*EXERCISE OBJECTIVE:* Exactly retype the lines from the one containing "Output the web" through the one containing "const BAR_H = 50, R = 25;"; both ends count, pictures do not.

*Code that draws figures:*
▶

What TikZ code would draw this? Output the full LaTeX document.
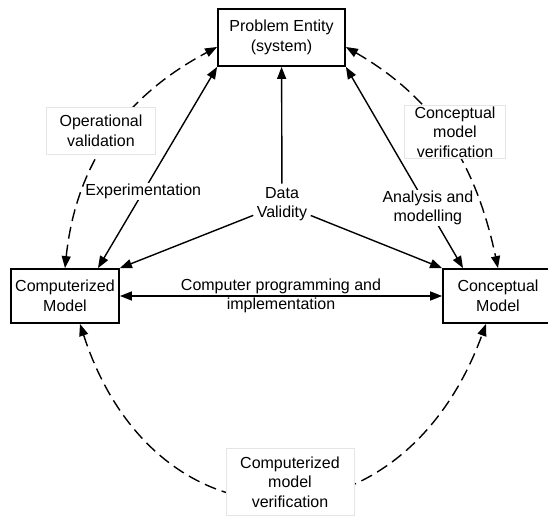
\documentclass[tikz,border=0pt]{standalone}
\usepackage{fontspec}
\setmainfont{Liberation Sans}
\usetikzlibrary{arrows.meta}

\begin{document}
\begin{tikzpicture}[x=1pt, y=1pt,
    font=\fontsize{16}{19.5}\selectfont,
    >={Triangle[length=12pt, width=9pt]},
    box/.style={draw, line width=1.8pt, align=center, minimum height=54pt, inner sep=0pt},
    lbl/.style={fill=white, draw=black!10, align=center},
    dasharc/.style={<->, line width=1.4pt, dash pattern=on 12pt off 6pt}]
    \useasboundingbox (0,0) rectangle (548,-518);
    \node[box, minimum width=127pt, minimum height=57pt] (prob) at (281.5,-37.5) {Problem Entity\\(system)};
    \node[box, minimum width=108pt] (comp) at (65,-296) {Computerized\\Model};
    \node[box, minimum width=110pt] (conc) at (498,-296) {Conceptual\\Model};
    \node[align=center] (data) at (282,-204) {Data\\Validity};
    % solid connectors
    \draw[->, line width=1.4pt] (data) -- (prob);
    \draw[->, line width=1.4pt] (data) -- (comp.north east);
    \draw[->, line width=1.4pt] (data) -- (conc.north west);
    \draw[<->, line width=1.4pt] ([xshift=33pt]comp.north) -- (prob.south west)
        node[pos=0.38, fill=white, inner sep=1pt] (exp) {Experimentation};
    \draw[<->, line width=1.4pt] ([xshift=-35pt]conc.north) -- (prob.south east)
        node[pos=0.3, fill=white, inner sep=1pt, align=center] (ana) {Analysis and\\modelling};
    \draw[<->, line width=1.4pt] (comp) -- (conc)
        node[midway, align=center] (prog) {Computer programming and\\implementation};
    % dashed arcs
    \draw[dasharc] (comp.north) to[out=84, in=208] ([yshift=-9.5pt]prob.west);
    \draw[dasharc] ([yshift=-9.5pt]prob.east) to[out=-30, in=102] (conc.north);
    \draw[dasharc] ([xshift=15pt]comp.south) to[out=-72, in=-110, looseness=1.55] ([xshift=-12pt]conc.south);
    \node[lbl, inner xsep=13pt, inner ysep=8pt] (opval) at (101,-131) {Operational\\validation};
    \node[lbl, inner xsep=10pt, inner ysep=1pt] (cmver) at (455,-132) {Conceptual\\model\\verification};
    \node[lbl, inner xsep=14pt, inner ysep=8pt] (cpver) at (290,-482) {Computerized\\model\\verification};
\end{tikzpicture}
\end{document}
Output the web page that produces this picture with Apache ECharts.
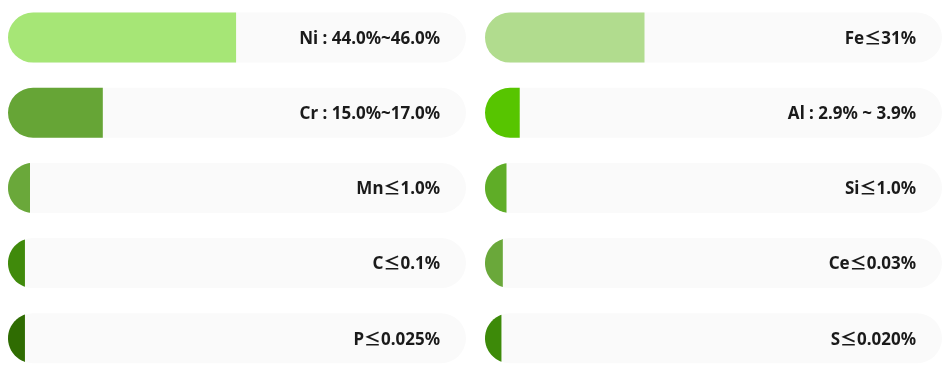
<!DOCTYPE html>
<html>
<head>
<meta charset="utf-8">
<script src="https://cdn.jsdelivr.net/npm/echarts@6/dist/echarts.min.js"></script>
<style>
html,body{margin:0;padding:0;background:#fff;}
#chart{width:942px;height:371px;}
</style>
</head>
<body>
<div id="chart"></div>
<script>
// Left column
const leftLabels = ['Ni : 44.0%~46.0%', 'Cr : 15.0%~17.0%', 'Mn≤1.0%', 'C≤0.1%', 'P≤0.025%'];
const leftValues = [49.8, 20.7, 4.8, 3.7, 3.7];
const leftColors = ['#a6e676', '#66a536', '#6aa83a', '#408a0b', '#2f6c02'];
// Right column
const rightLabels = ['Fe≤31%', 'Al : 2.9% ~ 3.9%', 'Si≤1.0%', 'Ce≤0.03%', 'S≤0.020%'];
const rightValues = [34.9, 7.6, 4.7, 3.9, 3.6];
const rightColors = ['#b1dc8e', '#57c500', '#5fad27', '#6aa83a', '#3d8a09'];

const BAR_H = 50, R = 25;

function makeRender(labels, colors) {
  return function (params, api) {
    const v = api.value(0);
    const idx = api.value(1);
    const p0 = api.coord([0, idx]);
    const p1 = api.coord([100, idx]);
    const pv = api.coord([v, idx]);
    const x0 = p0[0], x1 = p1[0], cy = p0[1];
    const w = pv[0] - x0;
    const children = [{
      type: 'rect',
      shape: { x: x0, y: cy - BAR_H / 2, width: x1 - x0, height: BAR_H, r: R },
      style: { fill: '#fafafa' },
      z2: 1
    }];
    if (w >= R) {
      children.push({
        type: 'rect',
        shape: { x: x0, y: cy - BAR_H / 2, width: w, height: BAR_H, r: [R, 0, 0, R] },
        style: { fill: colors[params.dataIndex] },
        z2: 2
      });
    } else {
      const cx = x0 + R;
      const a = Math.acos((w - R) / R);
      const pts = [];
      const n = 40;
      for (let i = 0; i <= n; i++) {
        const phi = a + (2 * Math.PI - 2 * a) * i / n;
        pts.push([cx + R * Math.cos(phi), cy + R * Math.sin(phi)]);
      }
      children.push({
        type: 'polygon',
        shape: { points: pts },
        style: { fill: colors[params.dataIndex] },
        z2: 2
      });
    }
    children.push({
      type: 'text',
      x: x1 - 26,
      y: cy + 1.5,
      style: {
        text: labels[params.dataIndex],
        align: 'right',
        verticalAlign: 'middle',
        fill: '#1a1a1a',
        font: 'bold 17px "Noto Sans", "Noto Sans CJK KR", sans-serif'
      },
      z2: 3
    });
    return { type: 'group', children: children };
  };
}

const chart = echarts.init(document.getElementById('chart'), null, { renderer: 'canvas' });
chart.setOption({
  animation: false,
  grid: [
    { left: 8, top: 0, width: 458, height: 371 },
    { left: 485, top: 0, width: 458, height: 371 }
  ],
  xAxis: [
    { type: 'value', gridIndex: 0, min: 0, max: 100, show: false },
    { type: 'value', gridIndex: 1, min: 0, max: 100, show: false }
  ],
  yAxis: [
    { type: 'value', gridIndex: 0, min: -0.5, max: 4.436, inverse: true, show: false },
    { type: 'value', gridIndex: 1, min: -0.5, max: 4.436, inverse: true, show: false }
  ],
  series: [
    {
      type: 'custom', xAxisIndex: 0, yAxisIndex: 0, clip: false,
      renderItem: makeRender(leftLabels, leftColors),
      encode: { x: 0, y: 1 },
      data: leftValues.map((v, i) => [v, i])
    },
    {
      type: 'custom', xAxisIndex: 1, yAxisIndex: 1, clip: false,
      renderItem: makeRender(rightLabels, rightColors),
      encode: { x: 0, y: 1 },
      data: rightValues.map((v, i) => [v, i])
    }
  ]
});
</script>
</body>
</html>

◀

*THE RESPONSE:*
Output the web page that produces this picture with Apache ECharts.
<!DOCTYPE html>
<html>
<head>
<meta charset="utf-8">
<script src="https://cdn.jsdelivr.net/npm/echarts@6/dist/echarts.min.js"></script>
<style>
html,body{margin:0;padding:0;background:#fff;}
#chart{width:942px;height:371px;}
</style>
</head>
<body>
<div id="chart"></div>
<script>
// Left column
const leftLabels = ['Ni : 44.0%~46.0%', 'Cr : 15.0%~17.0%', 'Mn≤1.0%', 'C≤0.1%', 'P≤0.025%'];
const leftValues = [49.8, 20.7, 4.8, 3.7, 3.7];
const leftColors = ['#a6e676', '#66a536', '#6aa83a', '#408a0b', '#2f6c02'];
// Right column
const rightLabels = ['Fe≤31%', 'Al : 2.9% ~ 3.9%', 'Si≤1.0%', 'Ce≤0.03%', 'S≤0.020%'];
const rightValues = [34.9, 7.6, 4.7, 3.9, 3.6];
const rightColors = ['#b1dc8e', '#57c500', '#5fad27', '#6aa83a', '#3d8a09'];

const BAR_H = 50, R = 25;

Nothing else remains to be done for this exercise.